Firefighter Nick Farmer took the Ossett ward from Conservative Ian Bunney after a recount.
And David Dews was elected as councillor for Wrenthorpe and Outwood West as UKIP took the Tory seat.
Speaking after his result was announced Coun Farmer, who has served in the fire service for 27 years, said: “I am lost for words and it’s not very often that happens.
“I only stood for election because I was fed up of hearing about all the cuts on TV and I am a bit disillusioned by it all.
“I want to stand up and be counted and I think what’s happened during the past 24 hours in the elections across the country is massive.”
And the leader of the Conservative party Geoff Walsh lost his seat to George Ayre as Labour gained the Pontefract South seat.
Mr Walsh, who has served the ward since 2006, said: “It looks very much as if I’ve been part of a national trend - vote UKIP, get Labour.
Coun Ayre, 23, who grew up in Pontefract, said: “It’s fantastic to be elected. We worked really hard to win this seat.
“It’s very humbling but the hard work starts now.
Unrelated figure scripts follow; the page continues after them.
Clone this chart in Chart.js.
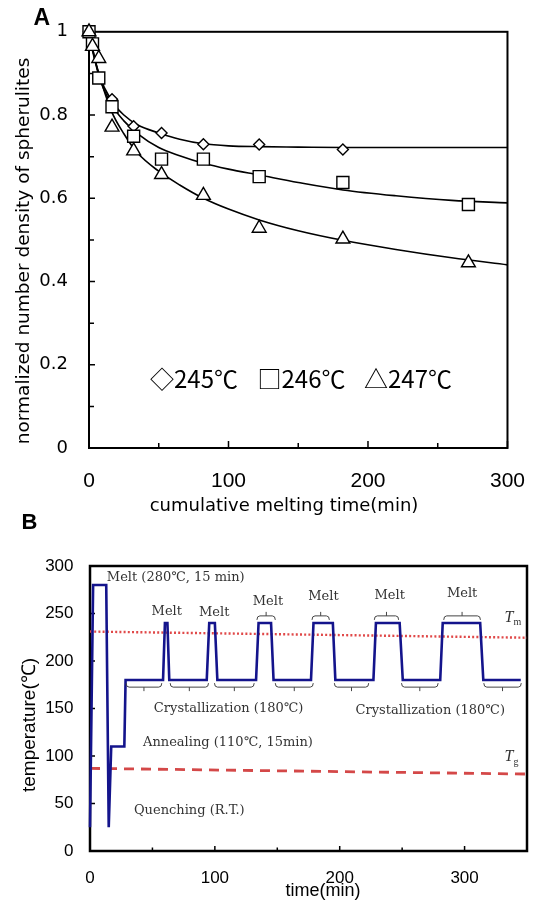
<!DOCTYPE html>
<html>
<head>
<meta charset="utf-8">
<script src="https://cdn.jsdelivr.net/npm/chart.js@4.4.1/dist/chart.umd.min.js"></script>
<style>
  body { margin: 0; background: #fff; }
  #wrap { position: relative; width: 546px; height: 901px; }
  canvas { position: absolute; left: 0; }
  #chartA { top: 0; }
  #chartB { top: 505px; }
</style>
</head>
<body>
<div id="wrap">
  <canvas id="chartA" width="546" height="520"></canvas>
  <canvas id="chartB" width="546" height="396"></canvas>
</div>
<script>
// ---- panel A data ----
const timeA = [0, 2.5, 7, 16.5, 32, 52, 82, 122, 182, 272];
const n245 = [1.0, null, null, 0.838, 0.773, 0.757, 0.730, 0.729, 0.717, null];
const n246 = [1.0, 0.971, 0.889, 0.820, 0.749, 0.694, 0.694, 0.652, 0.638, 0.585];
const n247 = [1.0, 0.965, 0.936, 0.771, 0.714, 0.657, 0.607, 0.528, 0.502, 0.445];

// fitted curves
const fitTime = [0, 2.5, 7, 16, 25, 35, 50, 65, 82, 100, 122, 150, 182, 220, 260, 300];
const fit245 = [1.0, 0.96, 0.90, 0.835, 0.80, 0.776, 0.757, 0.742, 0.731, 0.726, 0.724, 0.723, 0.722, 0.722, 0.722, 0.722];
const fit246 = [1.0, 0.96, 0.895, 0.826, 0.786, 0.755, 0.722, 0.702, 0.684, 0.670, 0.656, 0.638, 0.620, 0.606, 0.595, 0.589];
const fit247 = [1.0, 0.955, 0.90, 0.81, 0.755, 0.708, 0.665, 0.632, 0.600, 0.574, 0.548, 0.522, 0.499, 0.477, 0.457, 0.44];

const xTicksA = [0, 100, 200, 300];
const yTicksA = [0, 0.2, 0.4, 0.6, 0.8, 1];
const legendLabels = ["◇245℃", "□246℃", "△247℃"];

// ---- panel B data ----
const timeB = [0, 2.5, 13, 15, 17, 27.5, 28.5, 58.5, 60, 62, 63.5, 93.5, 95.5, 100, 102, 133, 135, 145, 147, 177, 179, 194.5, 196.5, 227, 229, 248, 250.5, 280.5, 282.5, 312.5, 315, 345];
const tempB = [25, 280, 280, 25, 110, 110, 180, 180, 240, 240, 180, 180, 240, 240, 180, 180, 240, 240, 180, 180, 240, 240, 180, 180, 240, 240, 180, 180, 240, 240, 180, 180];
const lineTime = [0, 350];
const tmTemp = [231, 224.5];
const tgTemp = [87, 81];

const xTicksB = [0, 100, 200, 300];
const yTicksB = [0, 50, 100, 150, 200, 250, 300];

const notesB = [
  { text: "Melt (280℃, 15 min)", t: 13.5, T: 287.5, align: "left" },
  { text: "Melt", t: 61.5, T: 251.5 },
  { text: "Melt", t: 99.5, T: 251 },
  { text: "Melt", t: 142.5, T: 262 },
  { text: "Melt", t: 187, T: 268 },
  { text: "Melt", t: 240, T: 269 },
  { text: "Melt", t: 298, T: 271 },
  { text: "Crystallization (180℃)", t: 111, T: 150 },
  { text: "Crystallization (180℃)", t: 272.5, T: 148 },
  { text: "Annealing (110℃, 15min)", t: 110.5, T: 114 },
  { text: "Quenching (R.T.)", t: 79.5, T: 43 },
];
const meltBraces = [[133.7, 148.4], [177.8, 191.7], [227.7, 247.2], [283.3, 312.7]];
const crystBraces = [[28.9, 57.5], [64.2, 94.9], [99.7, 131.5], [148.4, 178.8], [195.7, 223.2], [249.5, 278.8], [315.4, 345.4]];

const pts = (xs, ys) => xs.map((x, i) => ({ x: x, y: ys[i] })).filter(p => p.y !== null);

// box around the plot area plus inward ticks
const frameTicks = {
  id: "frameTicks",
  beforeDatasetsDraw(chart, args, opts) {
    const { ctx, chartArea: { left, right, top, bottom }, scales: { x, y } } = chart;
    ctx.save();
    ctx.strokeStyle = "#000";
    ctx.lineWidth = opts.frameWidth;
    ctx.strokeRect(left, top, right - left, bottom - top);
    ctx.lineWidth = 1.5;
    ctx.beginPath();
    const xt = x.ticks.map(t => t.value);
    xt.forEach((v, i) => {
      const px = x.getPixelForValue(v);
      ctx.moveTo(px, bottom);
      ctx.lineTo(px, bottom - opts.xMajor);
      if (opts.xMinor && i > 0) {
        const mx = x.getPixelForValue((v + xt[i - 1]) / 2);
        ctx.moveTo(mx, bottom);
        ctx.lineTo(mx, bottom - opts.xMinor);
      }
    });
    const yt = y.ticks.map(t => t.value);
    yt.forEach((v, i) => {
      const py = y.getPixelForValue(v);
      ctx.moveTo(left, py);
      ctx.lineTo(left + opts.yMajor, py);
      if (opts.yMinor && i > 0) {
        const my = y.getPixelForValue((v + yt[i - 1]) / 2);
        ctx.moveTo(left, my);
        ctx.lineTo(left + opts.yMinor, my);
      }
    });
    ctx.stroke();
    ctx.restore();
  },
};

// free text in canvas pixels (panel letters, axis titles, legend)
const freeText = {
  id: "freeText",
  afterDraw(chart, args, opts) {
    const { ctx } = chart;
    opts.items.forEach(it => {
      ctx.save();
      ctx.fillStyle = "#000";
      ctx.textBaseline = "middle";
      ctx.font = it.font;
      ctx.textAlign = it.align || "center";
      ctx.translate(it.x, it.y);
      if (it.rotate) ctx.rotate(it.rotate);
      ctx.fillText(it.text, 0, 0);
      ctx.restore();
    });
  },
};

// annotations of panel B, placed in data coordinates
const notesPlugin = {
  id: "notesB",
  afterDatasetsDraw(chart) {
    const { ctx, scales: { x, y } } = chart;
    ctx.save();
    ctx.fillStyle = "#333";
    ctx.textBaseline = "middle";
    ctx.font = "13px 'DejaVu Serif'";
    notesB.forEach(n => {
      ctx.textAlign = n.align || "center";
      ctx.fillText(n.text, x.getPixelForValue(n.t), y.getPixelForValue(n.T));
    });

    ctx.strokeStyle = "#444";
    ctx.lineWidth = 1;
    const brace = (t1, t2, T, dir) => {
      const x1 = x.getPixelForValue(t1);
      const x2 = x.getPixelForValue(t2);
      const py = y.getPixelForValue(T);
      const xm = (x1 + x2) / 2;
      ctx.beginPath();
      ctx.moveTo(x1, py - dir * 4);
      ctx.quadraticCurveTo(x1, py, x1 + 3, py);
      ctx.lineTo(x2 - 3, py);
      ctx.quadraticCurveTo(x2, py, x2, py - dir * 4);
      ctx.moveTo(xm, py);
      ctx.lineTo(xm, py + dir * 4);
      ctx.stroke();
    };
    meltBraces.forEach(b => brace(b[0], b[1], 247.5, -1));
    crystBraces.forEach(b => brace(b[0], b[1], 172.5, 1));

    const sub = (main, s, t, T) => {
      const px = x.getPixelForValue(t);
      const py = y.getPixelForValue(T);
      ctx.textAlign = "left";
      ctx.font = "italic 16px 'Liberation Serif'";
      ctx.fillText(main, px, py);
      const w = ctx.measureText(main).width;
      ctx.font = "10px 'Liberation Serif'";
      ctx.fillText(s, px + w, py + 5);
    };
    sub("T", "m", 332, 246);
    sub("T", "g", 332, 99);
    ctx.restore();
  },
};

const marker = (label, data, style, radius, order) => ({
  label: label,
  data: pts(timeA, data),
  showLine: false,
  pointStyle: style,
  pointRadius: radius,
  pointBackgroundColor: "#fff",
  pointBorderColor: "#000",
  pointBorderWidth: 1.4,
  clip: false,
  order: order,
});
const fitLine = (data) => ({
  data: pts(fitTime, data),
  borderColor: "#000",
  borderWidth: 1.6,
  pointRadius: 0,
  cubicInterpolationMode: "monotone",
  order: 10,
});

const chartA = new Chart(document.getElementById("chartA").getContext("2d"), {
  type: "line",
  data: {
    datasets: [
      fitLine(fit245),
      fitLine(fit246),
      fitLine(fit247),
      marker("245℃", n245, "rectRot", 5.5, 3),
      marker("246℃", n246, "rect", 8.5, 2),
      marker("247℃", n247, "triangle", 8, 1),
    ],
  },
  options: {
    responsive: false,
    animation: false,
    layout: { padding: { top: 26, right: 27, left: 0, bottom: 0 } },
    plugins: {
      legend: { display: false },
      tooltip: { enabled: false },
      frameTicks: { frameWidth: 2, xMajor: 7, xMinor: 5, yMajor: 6, yMinor: 5 },
      freeText: {
        items: [
          { text: "A", x: 41.7, y: 18.7, font: "bold 23px 'Liberation Sans'" },
          { text: "cumulative melting time(min)", x: 284, y: 506, font: "18px 'DejaVu Sans'" },
          { text: "normalized number density of spherulites", x: 24, y: 251, rotate: -Math.PI / 2, font: "18.5px 'DejaVu Sans'" },
          { text: legendLabels[0], x: 150, y: 379, align: "left", font: "24px 'Noto Sans CJK JP'" },
          { text: legendLabels[1], x: 257.5, y: 379, align: "left", font: "24px 'Noto Sans CJK JP'" },
          { text: legendLabels[2], x: 364, y: 379, align: "left", font: "24px 'Noto Sans CJK JP'" },
        ],
      },
    },
    scales: {
      x: {
        type: "linear",
        min: 0,
        max: 300,
        afterBuildTicks: (s) => { s.ticks = xTicksA.map(v => ({ value: v })); },
        afterFit: (s) => { s.height = 72; },
        grid: { display: false, drawTicks: false },
        border: { display: false },
        ticks: { color: "#000", padding: 21, maxRotation: 0, autoSkip: false, font: { family: "Liberation Sans", size: 21 } },
      },
      y: {
        min: 0,
        max: 1,
        afterBuildTicks: (s) => { s.ticks = yTicksA.map(v => ({ value: v })); },
        afterFit: (s) => { s.width = 89; },
        grid: { display: false, drawTicks: false },
        border: { display: false },
        ticks: { color: "#000", padding: 21, autoSkip: false, callback: (v) => String(v), font: { family: "DejaVu Sans", size: 18 } },
      },
    },
  },
  plugins: [frameTicks, freeText],
});

const chartB = new Chart(document.getElementById("chartB").getContext("2d"), {
  type: "line",
  data: {
    datasets: [
      {
        label: "temperature",
        data: pts(timeB, tempB),
        borderColor: "#14148c",
        borderWidth: 2.6,
        pointRadius: 0,
        tension: 0,
        clip: false,
        order: 1,
      },
      {
        label: "Tm",
        data: pts(lineTime, tmTemp),
        borderColor: "#e04848",
        borderWidth: 2.4,
        borderDash: [2, 2.2],
        pointRadius: 0,
        order: 2,
      },
      {
        label: "Tg",
        data: pts(lineTime, tgTemp),
        borderColor: "#d44848",
        borderWidth: 2.8,
        borderDash: [10, 7],
        pointRadius: 0,
        order: 3,
      },
    ],
  },
  options: {
    responsive: false,
    animation: false,
    layout: { padding: { top: 61, right: 19, left: 0, bottom: 0 } },
    plugins: {
      legend: { display: false },
      tooltip: { enabled: false },
      frameTicks: { frameWidth: 2.5, xMajor: 5, xMinor: 3.5, yMajor: 5, yMinor: 0 },
      freeText: {
        items: [
          { text: "B", x: 29.5, y: 17.7, font: "bold 22px 'Liberation Sans'" },
          { text: "time(min)", x: 323, y: 386.5, font: "18px 'Liberation Sans'" },
          { text: "temperature(℃)", x: 29.5, y: 220, rotate: -Math.PI / 2, font: "19px 'Liberation Sans'" },
        ],
      },
    },
    scales: {
      x: {
        type: "linear",
        min: 0,
        max: 350,
        afterBuildTicks: (s) => { s.ticks = xTicksB.map(v => ({ value: v })); },
        afterFit: (s) => { s.height = 50; },
        grid: { display: false, drawTicks: false },
        border: { display: false },
        ticks: { color: "#000", padding: 17, maxRotation: 0, autoSkip: false, font: { family: "Liberation Sans", size: 17 } },
      },
      y: {
        min: 0,
        max: 300,
        afterBuildTicks: (s) => { s.ticks = yTicksB.map(v => ({ value: v })); },
        afterFit: (s) => { s.width = 90; },
        grid: { display: false, drawTicks: false },
        border: { display: false },
        ticks: { color: "#000", padding: 16.5, autoSkip: false, font: { family: "Liberation Sans", size: 17 } },
      },
    },
  },
  plugins: [frameTicks, notesPlugin, freeText],
});
</script>
</body>
</html>
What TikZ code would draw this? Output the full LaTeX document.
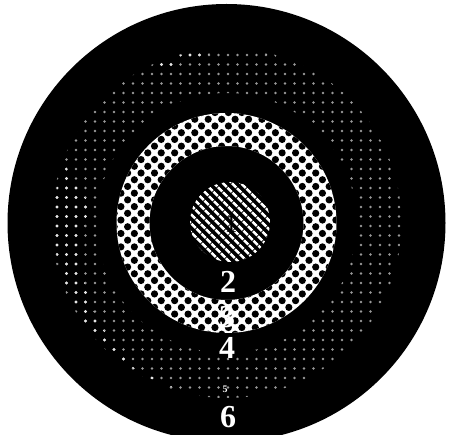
\documentclass[tikz,border=0pt]{standalone}
\usepackage{fontspec}
\setmainfont{Liberation Serif}
\usetikzlibrary{patterns.meta}
\tikzset{
  lbl/.style={text=white,font=\fontsize{32}{32}\selectfont\bfseries,inner sep=0pt},
  gridring/.style={pattern={Rectangles[width=2.6pt,height=2.2pt,distance=9.5pt]}},
}
\begin{document}
\begin{tikzpicture}[x=1pt,y=-1pt]
\useasboundingbox (0,0) rectangle (453,435);
\fill[white] (0,0) rectangle (453,435);
\coordinate (c) at (226.5,223);
% outer black disk
\fill[black] (c) circle (219);
% sparse grid ring
\fill[even odd rule,pattern={Dots[distance=9.5pt,radius=1.3pt]},pattern color=gray!80] (c) circle (175) (c) circle (130);
\fill[pattern={Dots[distance=9.5pt,radius=1.6pt]},pattern color=white!90!black]
  (c) ++(200:173) arc (200:95:173) -- ++(0,0) arc (95:200:142) -- cycle;
\fill[pattern={Dots[distance=9.5pt,radius=1.6pt]},pattern color=white!90!black]
  (c) ++(240:174) arc (240:295:174) -- ++(0,0) arc (295:240:148) -- cycle;
% dotted ring
\fill[white,even odd rule] (c) circle (110) (c) circle (77);
\fill[even odd rule,pattern={Dots[distance=9.5pt,radius=3.6pt,angle=45]},pattern color=black] (c) circle (110) (c) circle (77);
% hatched core
\node[circle,minimum size=80pt,inner sep=0pt,fill=black,pattern={Lines[angle=-45,distance=6.5pt,line width=2.8pt]},pattern color=white] (core) at (230,222) {};
\node[text=black,font=\fontsize{26}{26}\selectfont,inner sep=0pt] (l1) at (231,224) {1};
% labels
\node[lbl] (l2) at (228,282) {2};
\node[lbl] (l3) at (227,317) {3};
\node[lbl] (l4) at (227,348) {4};
\node[text=white,font=\fontsize{10}{10}\selectfont\bfseries,inner sep=0pt] (l5) at (225,389) {5};
\node[lbl] (l6) at (228,417) {6};
\end{tikzpicture}
\end{document}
I really want to make an impact and help the people of Pontefract.”
The Mayor of Wakefield Janet Holmes managed to hold onto her Horbury and South Ossett seat.
Coun Holmes, who was facing election for the first time since her husband and former councillor Brian died, beat UKIP candidate Graham Jesty.
She said: “To win by almost 500 votes is fantastic. It will help me to get over last year. I worked so hard as mayor and if I would have had to stop straight away I would have been back to square one.”
Labour also managed to take the Wakefield Rural seat with Kevin Swift winning most votes.
Councillor Ahmed Nadeem managed to hold on to his Wakefield South seat.
Wilf Benson, standing as an Independent, won South Elmsall and South Kirkby, taking the seat from Labour’s Laurie Harrison.
Coun Benson said: “I am shell shocked because I was up against a top councillor who has served for a number of years. I did not think I had a chance. I am over the moon.”
There was a 30.17 per cent turn out for Thursday’s elections.
Labour managed to gain two seats with the Conservatives losing five.
Wakefield Council is now made up of 54 Labour councillors, six Conservatives, two UKIP councillors and a one independent.